#### DATA SEGMENT:
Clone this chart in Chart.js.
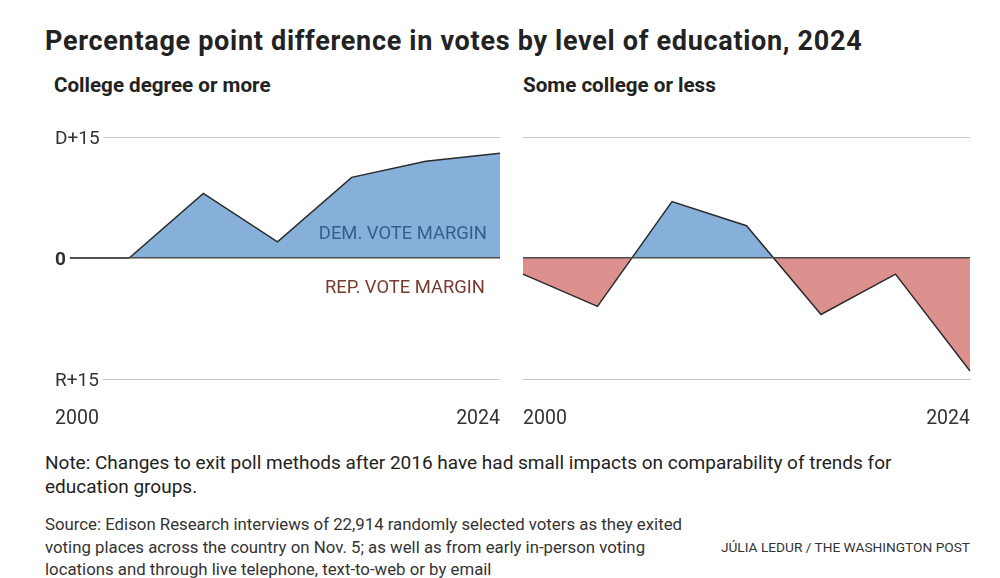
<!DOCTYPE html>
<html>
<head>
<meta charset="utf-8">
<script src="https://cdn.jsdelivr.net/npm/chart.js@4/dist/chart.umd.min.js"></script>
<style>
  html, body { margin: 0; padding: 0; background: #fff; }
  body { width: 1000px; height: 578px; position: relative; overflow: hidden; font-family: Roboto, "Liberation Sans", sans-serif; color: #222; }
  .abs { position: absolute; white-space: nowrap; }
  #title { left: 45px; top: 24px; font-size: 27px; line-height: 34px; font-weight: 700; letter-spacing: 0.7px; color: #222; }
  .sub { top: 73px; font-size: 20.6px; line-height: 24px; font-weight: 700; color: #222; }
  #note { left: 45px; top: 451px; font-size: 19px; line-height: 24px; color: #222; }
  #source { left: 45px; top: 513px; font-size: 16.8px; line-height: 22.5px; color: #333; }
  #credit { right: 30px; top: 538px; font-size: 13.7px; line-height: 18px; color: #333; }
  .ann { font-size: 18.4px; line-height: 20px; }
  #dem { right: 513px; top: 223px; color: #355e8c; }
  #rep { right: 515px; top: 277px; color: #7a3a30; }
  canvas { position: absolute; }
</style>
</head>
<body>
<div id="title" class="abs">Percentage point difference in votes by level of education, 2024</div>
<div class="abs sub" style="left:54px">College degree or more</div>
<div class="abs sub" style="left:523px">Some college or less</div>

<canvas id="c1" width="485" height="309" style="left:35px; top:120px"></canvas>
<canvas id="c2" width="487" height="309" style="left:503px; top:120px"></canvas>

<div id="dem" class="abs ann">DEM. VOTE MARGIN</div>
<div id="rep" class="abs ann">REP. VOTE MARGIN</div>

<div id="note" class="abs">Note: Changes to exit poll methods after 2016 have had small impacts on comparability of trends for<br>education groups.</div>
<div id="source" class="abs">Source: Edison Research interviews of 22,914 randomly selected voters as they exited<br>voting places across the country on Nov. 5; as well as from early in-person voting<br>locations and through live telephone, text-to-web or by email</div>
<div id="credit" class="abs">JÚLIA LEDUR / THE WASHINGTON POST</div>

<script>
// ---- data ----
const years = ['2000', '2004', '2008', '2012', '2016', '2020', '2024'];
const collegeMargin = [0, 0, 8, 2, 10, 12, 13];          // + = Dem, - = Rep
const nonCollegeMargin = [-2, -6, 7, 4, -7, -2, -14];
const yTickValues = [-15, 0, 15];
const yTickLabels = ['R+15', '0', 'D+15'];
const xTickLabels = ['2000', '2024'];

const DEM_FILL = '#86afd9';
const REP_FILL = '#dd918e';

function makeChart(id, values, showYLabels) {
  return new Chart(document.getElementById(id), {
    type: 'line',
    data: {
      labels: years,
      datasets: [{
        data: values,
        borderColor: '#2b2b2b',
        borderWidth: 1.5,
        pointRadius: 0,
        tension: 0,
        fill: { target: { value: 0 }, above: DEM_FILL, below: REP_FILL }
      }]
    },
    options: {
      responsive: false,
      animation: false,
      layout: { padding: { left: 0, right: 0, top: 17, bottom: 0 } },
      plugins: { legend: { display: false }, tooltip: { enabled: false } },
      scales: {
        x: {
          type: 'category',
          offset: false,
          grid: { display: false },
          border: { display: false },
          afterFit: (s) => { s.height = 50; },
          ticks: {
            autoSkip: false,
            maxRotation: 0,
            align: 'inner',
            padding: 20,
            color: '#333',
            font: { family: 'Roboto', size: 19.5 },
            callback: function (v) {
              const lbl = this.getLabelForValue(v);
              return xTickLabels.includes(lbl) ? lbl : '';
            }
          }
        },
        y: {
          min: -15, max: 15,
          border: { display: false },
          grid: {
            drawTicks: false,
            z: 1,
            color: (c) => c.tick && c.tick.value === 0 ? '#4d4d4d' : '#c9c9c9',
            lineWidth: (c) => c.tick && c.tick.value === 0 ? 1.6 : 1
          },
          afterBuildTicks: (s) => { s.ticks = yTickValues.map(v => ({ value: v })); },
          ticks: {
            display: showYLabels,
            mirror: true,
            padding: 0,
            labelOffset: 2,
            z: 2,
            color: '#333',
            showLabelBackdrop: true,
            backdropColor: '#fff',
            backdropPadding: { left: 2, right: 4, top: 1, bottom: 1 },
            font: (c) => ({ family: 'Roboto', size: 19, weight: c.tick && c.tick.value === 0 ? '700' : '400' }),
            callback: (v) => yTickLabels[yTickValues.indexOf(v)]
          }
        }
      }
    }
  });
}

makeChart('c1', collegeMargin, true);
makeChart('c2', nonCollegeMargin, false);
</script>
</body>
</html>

#### EXERCISE:
Please write out all the data again word for word, but not the pictures.

#### RESULT OF THE EXERCISE:
Clone this chart in Chart.js.
<!DOCTYPE html>
<html>
<head>
<meta charset="utf-8">
<script src="https://cdn.jsdelivr.net/npm/chart.js@4/dist/chart.umd.min.js"></script>
<style>
  html, body { margin: 0; padding: 0; background: #fff; }
  body { width: 1000px; height: 578px; position: relative; overflow: hidden; font-family: Roboto, "Liberation Sans", sans-serif; color: #222; }
  .abs { position: absolute; white-space: nowrap; }
  #title { left: 45px; top: 24px; font-size: 27px; line-height: 34px; font-weight: 700; letter-spacing: 0.7px; color: #222; }
  .sub { top: 73px; font-size: 20.6px; line-height: 24px; font-weight: 700; color: #222; }
  #note { left: 45px; top: 451px; font-size: 19px; line-height: 24px; color: #222; }
  #source { left: 45px; top: 513px; font-size: 16.8px; line-height: 22.5px; color: #333; }
  #credit { right: 30px; top: 538px; font-size: 13.7px; line-height: 18px; color: #333; }
  .ann { font-size: 18.4px; line-height: 20px; }
  #dem { right: 513px; top: 223px; color: #355e8c; }
  #rep { right: 515px; top: 277px; color: #7a3a30; }
  canvas { position: absolute; }
</style>
</head>
<body>
<div id="title" class="abs">Percentage point difference in votes by level of education, 2024</div>
<div class="abs sub" style="left:54px">College degree or more</div>
<div class="abs sub" style="left:523px">Some college or less</div>

<canvas id="c1" width="485" height="309" style="left:35px; top:120px"></canvas>
<canvas id="c2" width="487" height="309" style="left:503px; top:120px"></canvas>

<div id="dem" class="abs ann">DEM. VOTE MARGIN</div>
<div id="rep" class="abs ann">REP. VOTE MARGIN</div>

<div id="note" class="abs">Note: Changes to exit poll methods after 2016 have had small impacts on comparability of trends for<br>education groups.</div>
<div id="source" class="abs">Source: Edison Research interviews of 22,914 randomly selected voters as they exited<br>voting places across the country on Nov. 5; as well as from early in-person voting<br>locations and through live telephone, text-to-web or by email</div>
<div id="credit" class="abs">JÚLIA LEDUR / THE WASHINGTON POST</div>

<script>
// ---- data ----
const years = ['2000', '2004', '2008', '2012', '2016', '2020', '2024'];
const collegeMargin = [0, 0, 8, 2, 10, 12, 13];          // + = Dem, - = Rep
const nonCollegeMargin = [-2, -6, 7, 4, -7, -2, -14];
const yTickValues = [-15, 0, 15];
const yTickLabels = ['R+15', '0', 'D+15'];
const xTickLabels = ['2000', '2024'];

const DEM_FILL = '#86afd9';
const REP_FILL = '#dd918e';

function makeChart(id, values, showYLabels) {
  return new Chart(document.getElementById(id), {
    type: 'line',
    data: {
      labels: years,
      datasets: [{
        data: values,
        borderColor: '#2b2b2b',
        borderWidth: 1.5,
        pointRadius: 0,
        tension: 0,
        fill: { target: { value: 0 }, above: DEM_FILL, below: REP_FILL }
      }]
    },
    options: {
      responsive: false,
      animation: false,
      layout: { padding: { left: 0, right: 0, top: 17, bottom: 0 } },
      plugins: { legend: { display: false }, tooltip: { enabled: false } },
      scales: {
        x: {
          type: 'category',
          offset: false,
          grid: { display: false },
          border: { display: false },
          afterFit: (s) => { s.height = 50; },
          ticks: {
            autoSkip: false,
            maxRotation: 0,
            align: 'inner',
            padding: 20,
            color: '#333',
            font: { family: 'Roboto', size: 19.5 },
            callback: function (v) {
              const lbl = this.getLabelForValue(v);
              return xTickLabels.includes(lbl) ? lbl : '';
            }
          }
        },
        y: {
          min: -15, max: 15,
          border: { display: false },
          grid: {
            drawTicks: false,
            z: 1,
            color: (c) => c.tick && c.tick.value === 0 ? '#4d4d4d' : '#c9c9c9',
            lineWidth: (c) => c.tick && c.tick.value === 0 ? 1.6 : 1
          },
          afterBuildTicks: (s) => { s.ticks = yTickValues.map(v => ({ value: v })); },
          ticks: {
            display: showYLabels,
            mirror: true,
            padding: 0,
            labelOffset: 2,
            z: 2,
            color: '#333',
            showLabelBackdrop: true,
            backdropColor: '#fff',
            backdropPadding: { left: 2, right: 4, top: 1, bottom: 1 },
            font: (c) => ({ family: 'Roboto', size: 19, weight: c.tick && c.tick.value === 0 ? '700' : '400' }),
            callback: (v) => yTickLabels[yTickValues.indexOf(v)]
          }
        }
      }
    }
  });
}

makeChart('c1', collegeMargin, true);
makeChart('c2', nonCollegeMargin, false);
</script>
</body>
</html>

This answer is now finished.